■ **Short exercise**
Filter the data below for the string "chart" and copy each matching line.

■ **Data**
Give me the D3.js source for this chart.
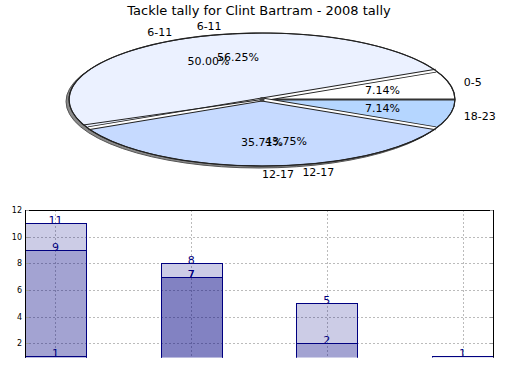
<!DOCTYPE html>
<html>
<head>
<meta charset="utf-8">
<script src="https://cdn.jsdelivr.net/npm/d3@7"></script>
<style>
  html, body { margin: 0; padding: 0; background: #fff; }
  svg { display: block; font-family: "DejaVu Sans", sans-serif; }
</style>
</head>
<body>
<script>
// ---- data ----
const title = "Tackle tally for Clint Bartram - 2008 tally";
const pieCategories = ["0-5", "6-11", "12-17", "18-23"];
const pie1Values = [1, 7, 5, 1];
const pie2Values = [0, 9, 7, 0];
const pieColors = ["#ffffff", "#ebf1ff", "#c6daff", "#b5d6ff"];

const barCategories = ["1", "2", "3", "4"];
const barSeriesA = [11, 8, 5, 1];
const barSeriesB = [9, 7, 2, 0];
const barSeriesC = [1, 7, 0, 0];
const yTicks = [2, 4, 6, 8, 10, 12];

// ---- setup ----
const W = 520, H = 390;
const svg = d3.select("body").append("svg").attr("width", W).attr("height", H);

svg.append("text").attr("x", 259).attr("y", 15).attr("text-anchor", "middle")
  .attr("font-size", 13).attr("fill", "#000").text(title);

// ---- 3D-ish pie ----
const cx = 262, cy = 99.5, rx = 193, ry = 66.5;
const pt = (a, f = 1) => [cx + rx * f * Math.cos(a), cy - ry * f * Math.sin(a)];
const pieGen = d3.pie().sort(null).startAngle(0).endAngle(2 * Math.PI);

// shadow / depth
svg.append("ellipse").attr("cx", cx - 3).attr("cy", cy + 2).attr("rx", rx).attr("ry", ry)
  .attr("fill", "#8a8a8a").attr("stroke", "#555").attr("stroke-width", 1);

const arcs1 = pieGen(pie1Values);
const arcs2 = pieGen(pie2Values);

function slicePath(a0, a1) {
  const p0 = pt(a0), p1 = pt(a1);
  const large = (a1 - a0) > Math.PI ? 1 : 0;
  return `M${cx},${cy}L${p0[0]},${p0[1]}A${rx},${ry} 0 ${large} 0 ${p1[0]},${p1[1]}Z`;
}

const pg = svg.append("g");
pg.selectAll("path.s").data(arcs1).join("path")
  .attr("d", d => slicePath(d.startAngle, d.endAngle))
  .attr("fill", (d, i) => pieColors[i])
  .attr("stroke", "#222").attr("stroke-width", 1);

// slice boundaries (double edges)
arcs1.forEach(d => {
  const a = d.startAngle;
  const p = pt(a);
  if (Math.abs(Math.sin(a)) < 1e-6) {
    pg.append("line").attr("x1", cx).attr("y1", cy).attr("x2", p[0]).attr("y2", p[1])
      .attr("stroke", "#333").attr("stroke-width", 2.2);
  } else {
    pg.append("line").attr("x1", cx).attr("y1", cy).attr("x2", p[0]).attr("y2", p[1])
      .attr("stroke", "#222").attr("stroke-width", 4);
    pg.append("line").attr("x1", cx).attr("y1", cy).attr("x2", p[0]).attr("y2", p[1])
      .attr("stroke", "#fff").attr("stroke-width", 2);
  }
});
arcs2.filter(d => d.value > 0).forEach(d => {
  const a = d.startAngle;
  if (Math.abs(Math.sin(a)) < 1e-6) return;
  const p = pt(a);
  pg.append("line").attr("x1", cx).attr("y1", cy).attr("x2", p[0]).attr("y2", p[1])
    .attr("stroke", "#222").attr("stroke-width", 1);
});
pg.append("ellipse").attr("cx", cx).attr("cy", cy).attr("rx", rx).attr("ry", ry)
  .attr("fill", "none").attr("stroke", "#222").attr("stroke-width", 1.2);
pg.append("circle").attr("cx", cx).attr("cy", cy).attr("r", 2.5).attr("fill", "#444");

function pieLabels(arcs, values) {
  const total = d3.sum(values);
  arcs.filter(d => d.value > 0).forEach(d => {
    const m = (d.startAngle + d.endAngle) / 2;
    const ip = pt(m, 0.64);
    svg.append("text").attr("x", ip[0]).attr("y", ip[1]).attr("text-anchor", "middle")
      .attr("dominant-baseline", "central").attr("font-size", 11).attr("fill", "#000")
      .text((d.value / total * 100).toFixed(2) + "%");
    const c = Math.cos(m), s = Math.sin(m);
    const lx = cx + (rx + 14) * c, ly = cy - (ry + 8) * s;
    svg.append("text").attr("x", lx).attr("y", ly)
      .attr("text-anchor", c < -0.01 ? "end" : "start")
      .attr("dominant-baseline", "central").attr("font-size", 11).attr("fill", "#000")
      .text(pieCategories[d.index]);
  });
}
pieLabels(arcs1, pie1Values);
pieLabels(arcs2, pie2Values);

// ---- bar chart ----
const px0 = 25, px1 = 493, py0 = 210, py1 = 357.5;
const x = d3.scaleBand().domain(barCategories).range([px0, px1]).paddingInner(0.551).paddingOuter(0);
const y = d3.scaleLinear().domain([0, 12]).range([369.8, 210]);

svg.append("defs").append("clipPath").attr("id", "plotclip")
  .append("rect").attr("x", px0).attr("y", py0 - 20).attr("width", px1 - px0 + 1).attr("height", py1 - py0 + 20);

const plot = svg.append("g").attr("clip-path", "url(#plotclip)");

// grid
plot.selectAll("line.hg").data(yTicks.filter(t => t < 12)).join("line")
  .attr("x1", px0).attr("x2", px1).attr("y1", d => Math.round(y(d)) + 0.5).attr("y2", d => Math.round(y(d)) + 0.5)
  .attr("stroke", "#bbb").attr("stroke-dasharray", "2,2").attr("stroke-width", 1);
plot.selectAll("line.vg").data(barCategories).join("line")
  .attr("x1", d => Math.round(x(d) + x.bandwidth() / 2) + 0.5).attr("x2", d => Math.round(x(d) + x.bandwidth() / 2) + 0.5)
  .attr("y1", py0).attr("y2", py1)
  .attr("stroke", "#bbb").attr("stroke-dasharray", "2,2").attr("stroke-width", 1);

const series = [barSeriesA, barSeriesB, barSeriesC];
series.forEach(vals => {
  plot.selectAll(null).data(vals.map((v, i) => ({ v, c: barCategories[i] })).filter(d => d.v > 0)).join("rect")
    .attr("x", d => Math.round(x(d.c)) + 0.5).attr("width", Math.round(x.bandwidth()))
    .attr("y", d => Math.round(y(d.v)) + 0.5).attr("height", d => y(0) - Math.round(y(d.v)))
    .attr("fill", "#000080").attr("fill-opacity", 0.2)
    .attr("stroke", "#000080").attr("stroke-width", 1);
});
series.forEach(vals => {
  plot.selectAll(null).data(vals.map((v, i) => ({ v, c: barCategories[i] })).filter(d => d.v > 0)).join("text")
    .attr("x", d => x(d.c) + x.bandwidth() / 2).attr("y", d => y(d.v) + 1)
    .attr("text-anchor", "middle").attr("font-size", 11).attr("fill", "#000080")
    .text(d => d.v);
});

// frame & axes
svg.append("line").attr("x1", px0).attr("x2", px1 + 0.5).attr("y1", py0 + 0.5).attr("y2", py0 + 0.5).attr("stroke", "#000");
svg.append("line").attr("x1", px0 + 0.5).attr("x2", px0 + 0.5).attr("y1", py0).attr("y2", py1).attr("stroke", "#000");
svg.append("line").attr("x1", px1 + 0.5).attr("x2", px1 + 0.5).attr("y1", py0).attr("y2", py1).attr("stroke", "#000");

const yAxis = svg.append("g");
yTicks.forEach(t => {
  const yy = Math.round(y(t)) + 0.5;
  yAxis.append("line").attr("x1", px0 + 1).attr("x2", px0 + 4).attr("y1", yy).attr("y2", yy).attr("stroke", "#999");
  yAxis.append("line").attr("x1", px1 - 3).attr("x2", px1).attr("y1", yy).attr("y2", yy).attr("stroke", "#999");
  yAxis.append("text").attr("x", px0 - 3).attr("y", yy).attr("text-anchor", "end")
    .attr("dominant-baseline", "central").attr("font-size", 8).attr("fill", "#000").text(t);
});
</script>
</body>
</html>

■ **Exercise response**
Give me the D3.js source for this chart.
// ---- bar chart ----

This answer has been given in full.